A Foodie and Hiker’s Paradise in the Languedoc: Parc des Cevennes
For an off-the-beaten path experience, consider the Languedoc, in particular the Parc des Cevennes, an expansive and stunning national park situated in the southwest of France. It's often described as a great place for seasoned travelers to visit, as it offers something new, different, and largely undiscovered by tourists. But it's also wonderful for the active traveler who is looking for a trip that includes plenty of walking.
Plus, it's been immortalized by one of Robert Louis Stevenson's earliest works, "Travels with a Donkey in the Cevennes." Just steps from the mas (guesthouse) of Rip and Stéphane, guests can walk in the footsteps of the famed author and experience the natural splendor, just as he did in the 19th century. The area around Pont de Montvert is at the heart of his tale, and it's one of the places guests visited during the culinary-related excursions during our cooking vacation French Gastronomy in the Parc des Cevennes.
"There are seven trails of discovery in the immediate area of our home, and they vary in their level of challenge and necessary exertion from almost none to very rigorous and rugged," host Rip says of the hiking trails. Walking these paths, you'll pass areas rich with swirling fresh water streams filled with trout (keep reading for a recipe), as well as tiny villages that date back to the 13th, 14th, and 15th centuries, and plenty of rugged, unspoiled nature. According to Rip, "Bathed in generous sunlight, chestnut and holm oaks also grow vigorously on the land, which is terraced with the abundant stone and stretches terrace after terrace as far as the eye can see. Everywhere the hand of man, and the spirit of ancestors, is present." In other words, a hiker's paradise.

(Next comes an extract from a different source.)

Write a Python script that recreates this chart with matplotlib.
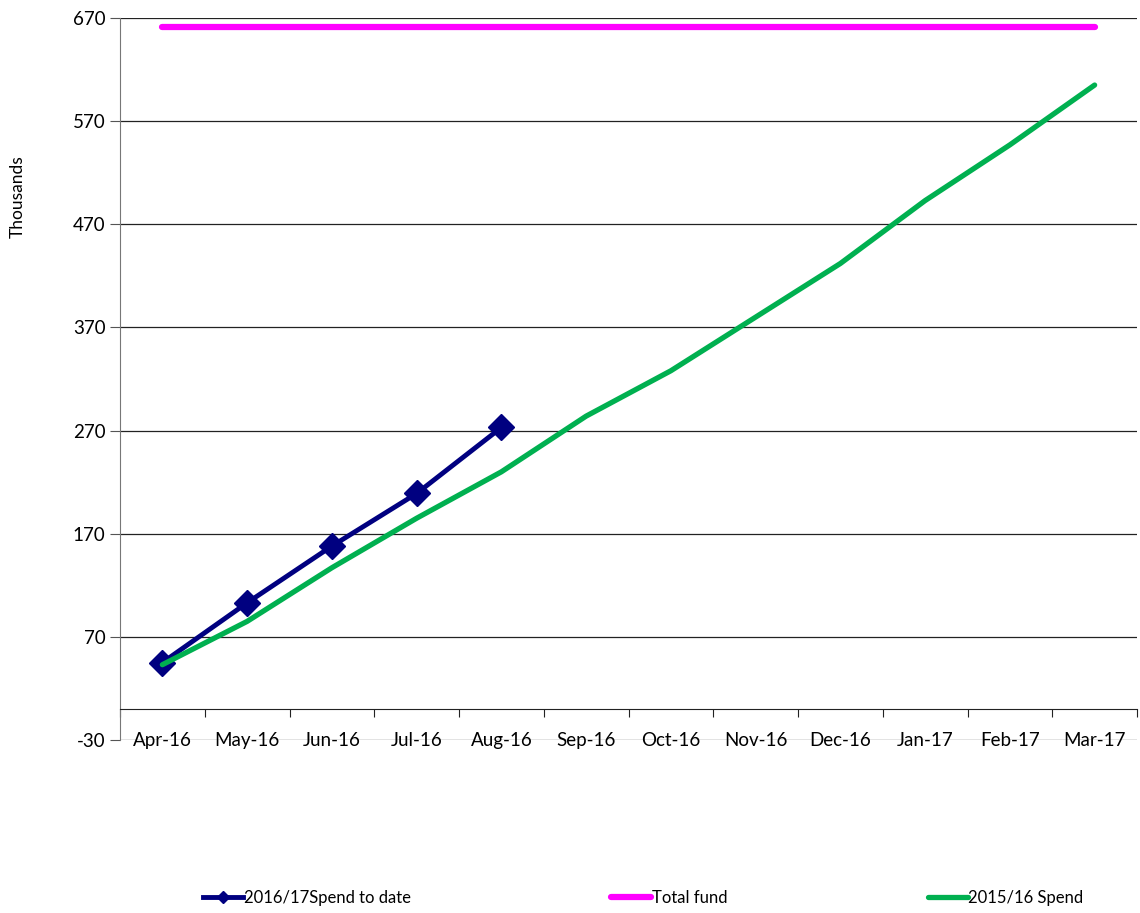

But what of the food to fuel your hikes? The area is particularly known for its foie gras and chestnuts, and it's largely a Mediterranean diet here, as it is in much of France. Seasonal vegetables always have a place at the table, as well as dishes like blanquette de veau, and rack of lamb. And as mentioned earlier, trout is often on the menu too.
Here's one recipe in particular from Chef Stéphane, a trout almondine. While delicious no matter where it's served, Stéphane and Rip recently enjoyed the dish outside in the south of France's lovely warm weather. Prep time is only about 10 minutes, with cooking about 20 minutes.
- 4 trout
- 8 tbsp salted butter
- 1 cup flour
- 1 splash lemon juice
- Fresh black pepper
- Shaved almond, to taste
- 10 sprigs parsley
1. Clean the trout.
2. Chop up the sprigs of parsley and discard the stems. Season the trout with salt and pepper.
3. Spread the flour onto a plate, and then dredge each trout in flour, shaking off any excess.
4. Melt three tablespoons of butter in a large skillet. Add the trout, and then cook over high heat for about 8 to 10 minutes. Turn the trout and cook on the other side for 8 to 10 minutes again.
5. Set aside and keep the trout warm. Sprinkle them with lemon juice and parsley.
6. Melt the remaining butter in the skillet with the almond. When it's browned, removed from the heat, and plate the trout.
7. Garnish with lemon slices and serve.
The dish goes fabulously with potatoes or rice — the perfect hearty meals for all your walks. But need some help on those hikes? Your hosts will gladly help arrange a hiking experience with a donkey, if you'd like!